## To do
Transcribe every line exactly. Leave the pictures behind.

....................

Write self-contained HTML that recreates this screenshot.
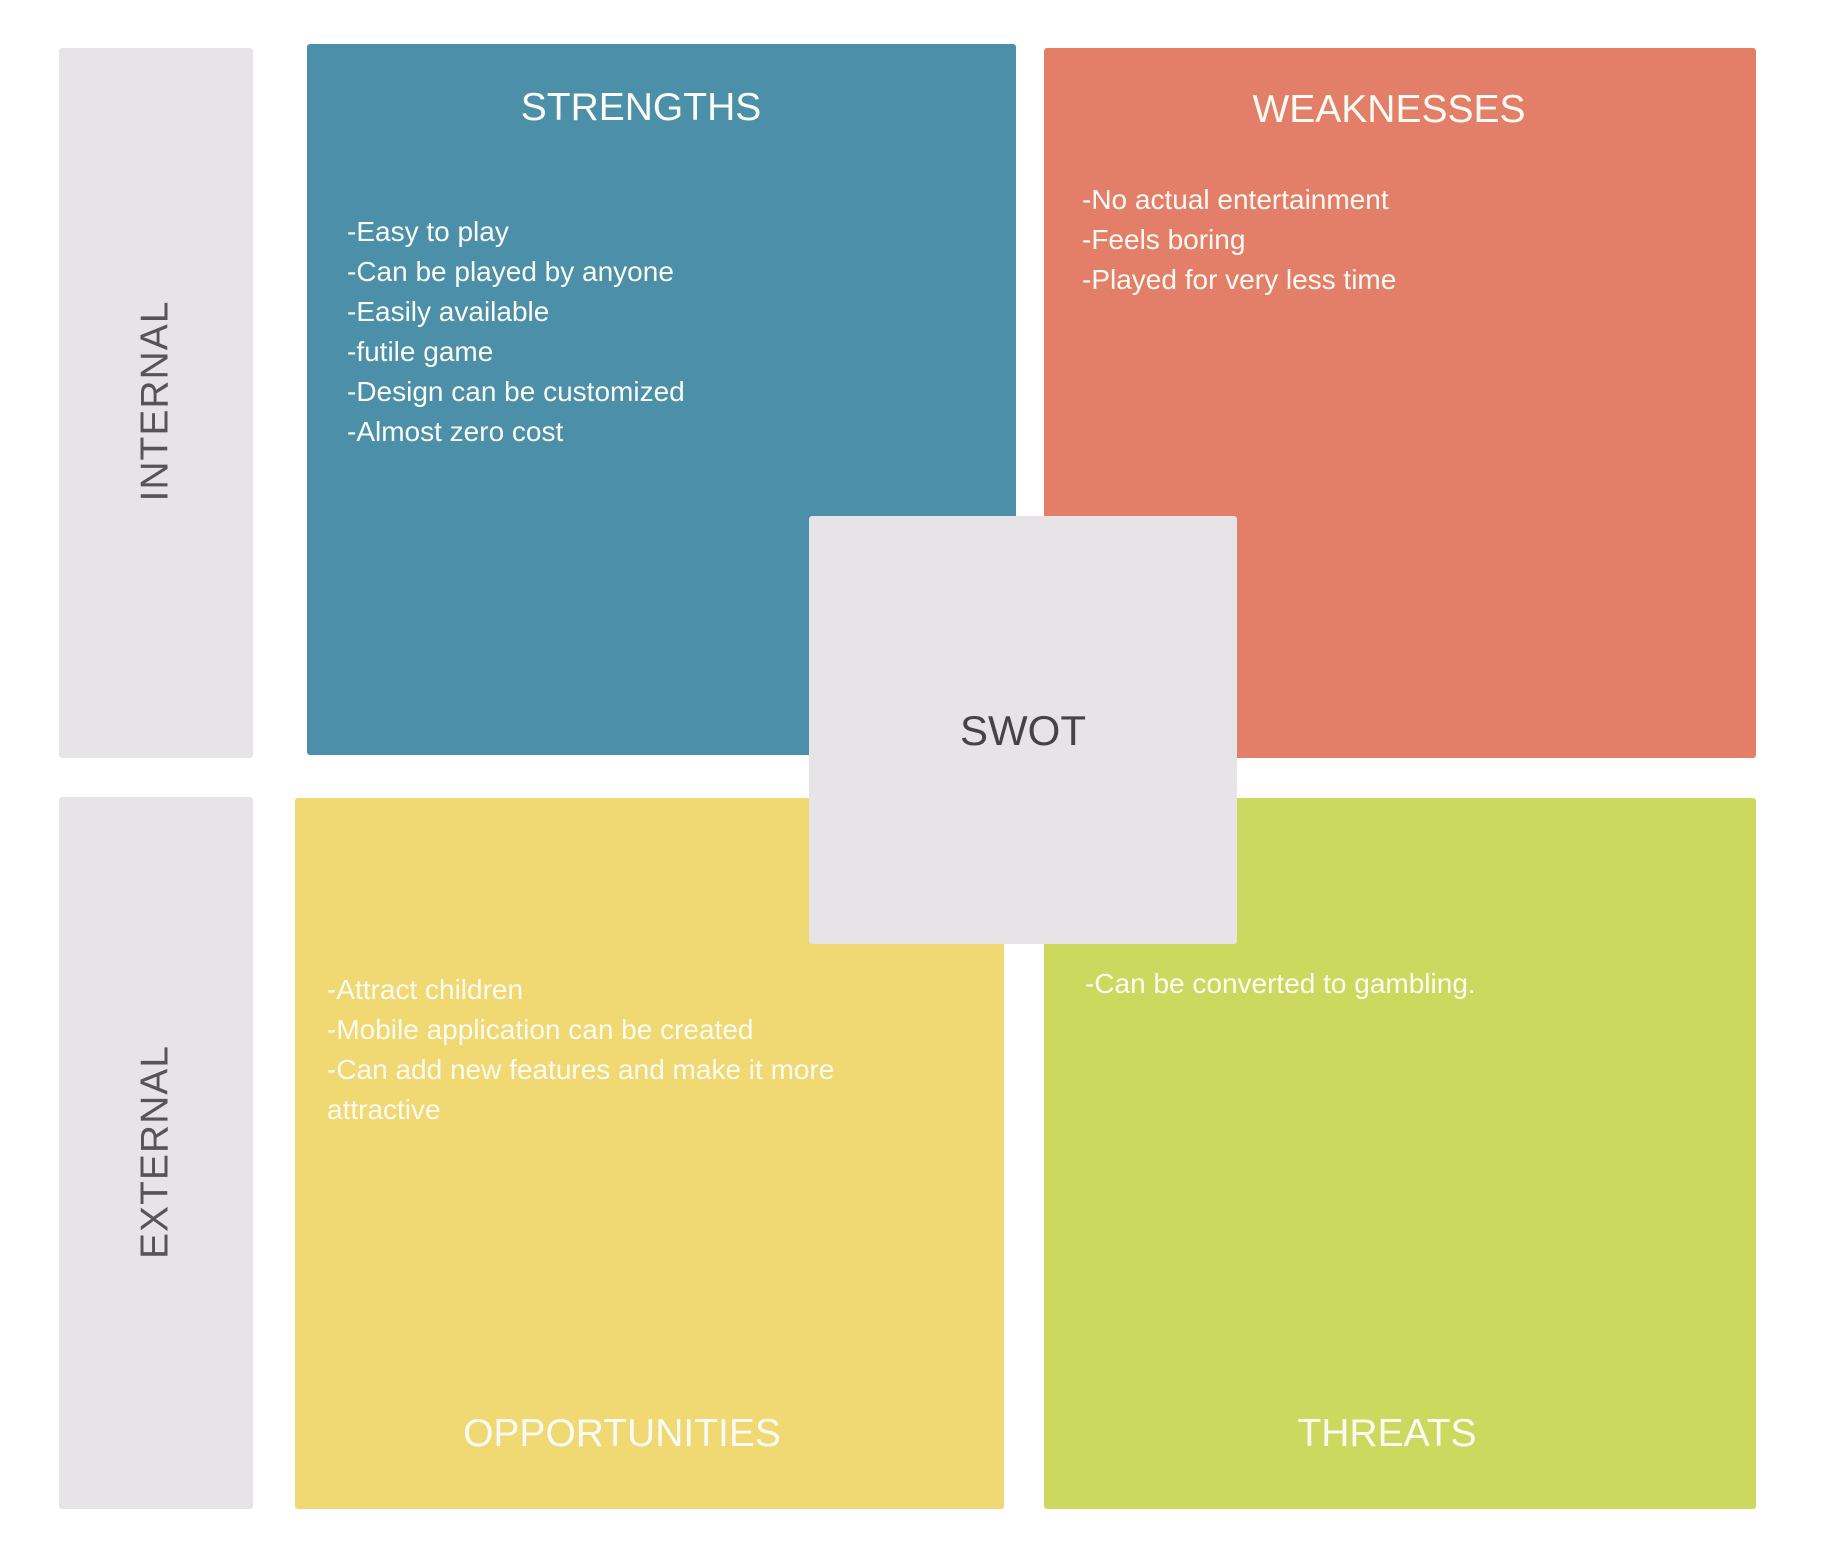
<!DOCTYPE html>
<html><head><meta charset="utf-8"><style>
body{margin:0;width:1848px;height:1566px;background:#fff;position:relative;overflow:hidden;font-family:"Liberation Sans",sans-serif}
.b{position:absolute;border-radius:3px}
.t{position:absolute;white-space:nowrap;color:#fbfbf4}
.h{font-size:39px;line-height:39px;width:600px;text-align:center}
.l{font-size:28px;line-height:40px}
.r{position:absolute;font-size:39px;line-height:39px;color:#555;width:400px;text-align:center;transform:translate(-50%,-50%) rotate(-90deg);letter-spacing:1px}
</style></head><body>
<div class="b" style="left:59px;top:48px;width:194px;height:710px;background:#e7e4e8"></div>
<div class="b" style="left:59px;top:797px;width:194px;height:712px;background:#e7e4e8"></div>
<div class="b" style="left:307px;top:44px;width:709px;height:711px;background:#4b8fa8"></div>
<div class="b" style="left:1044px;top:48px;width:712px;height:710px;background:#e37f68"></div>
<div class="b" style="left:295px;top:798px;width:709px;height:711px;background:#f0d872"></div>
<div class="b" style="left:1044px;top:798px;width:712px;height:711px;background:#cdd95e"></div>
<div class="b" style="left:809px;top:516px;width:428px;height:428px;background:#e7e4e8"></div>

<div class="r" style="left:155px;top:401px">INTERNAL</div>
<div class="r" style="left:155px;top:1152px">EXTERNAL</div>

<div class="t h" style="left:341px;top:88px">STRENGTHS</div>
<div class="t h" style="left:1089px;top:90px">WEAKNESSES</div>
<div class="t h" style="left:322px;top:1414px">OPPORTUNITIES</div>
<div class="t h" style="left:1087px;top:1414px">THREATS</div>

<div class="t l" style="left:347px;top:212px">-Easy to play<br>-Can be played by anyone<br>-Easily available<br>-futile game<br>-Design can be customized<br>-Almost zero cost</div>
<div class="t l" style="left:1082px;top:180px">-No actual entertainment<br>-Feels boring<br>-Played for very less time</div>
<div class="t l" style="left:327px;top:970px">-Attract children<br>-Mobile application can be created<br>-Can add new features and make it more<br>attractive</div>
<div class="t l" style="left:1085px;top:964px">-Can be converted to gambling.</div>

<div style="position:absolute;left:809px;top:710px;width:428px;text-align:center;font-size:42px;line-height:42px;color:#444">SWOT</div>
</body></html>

....................

## Task response
Write self-contained HTML that recreates this screenshot.
<!DOCTYPE html>
<html><head><meta charset="utf-8"><style>
body{margin:0;width:1848px;height:1566px;background:#fff;position:relative;overflow:hidden;font-family:"Liberation Sans",sans-serif}
.b{position:absolute;border-radius:3px}
.t{position:absolute;white-space:nowrap;color:#fbfbf4}
.h{font-size:39px;line-height:39px;width:600px;text-align:center}
.l{font-size:28px;line-height:40px}
.r{position:absolute;font-size:39px;line-height:39px;color:#555;width:400px;text-align:center;transform:translate(-50%,-50%) rotate(-90deg);letter-spacing:1px}
</style></head><body>
<div class="b" style="left:59px;top:48px;width:194px;height:710px;background:#e7e4e8"></div>
<div class="b" style="left:59px;top:797px;width:194px;height:712px;background:#e7e4e8"></div>
<div class="b" style="left:307px;top:44px;width:709px;height:711px;background:#4b8fa8"></div>
<div class="b" style="left:1044px;top:48px;width:712px;height:710px;background:#e37f68"></div>
<div class="b" style="left:295px;top:798px;width:709px;height:711px;background:#f0d872"></div>
<div class="b" style="left:1044px;top:798px;width:712px;height:711px;background:#cdd95e"></div>
<div class="b" style="left:809px;top:516px;width:428px;height:428px;background:#e7e4e8"></div>

<div class="r" style="left:155px;top:401px">INTERNAL</div>
<div class="r" style="left:155px;top:1152px">EXTERNAL</div>

<div class="t h" style="left:341px;top:88px">STRENGTHS</div>
<div class="t h" style="left:1089px;top:90px">WEAKNESSES</div>
<div class="t h" style="left:322px;top:1414px">OPPORTUNITIES</div>
<div class="t h" style="left:1087px;top:1414px">THREATS</div>

<div class="t l" style="left:347px;top:212px">-Easy to play<br>-Can be played by anyone<br>-Easily available<br>-futile game<br>-Design can be customized<br>-Almost zero cost</div>
<div class="t l" style="left:1082px;top:180px">-No actual entertainment<br>-Feels boring<br>-Played for very less time</div>
<div class="t l" style="left:327px;top:970px">-Attract children<br>-Mobile application can be created<br>-Can add new features and make it more<br>attractive</div>
<div class="t l" style="left:1085px;top:964px">-Can be converted to gambling.</div>

<div style="position:absolute;left:809px;top:710px;width:428px;text-align:center;font-size:42px;line-height:42px;color:#444">SWOT</div>
</body></html>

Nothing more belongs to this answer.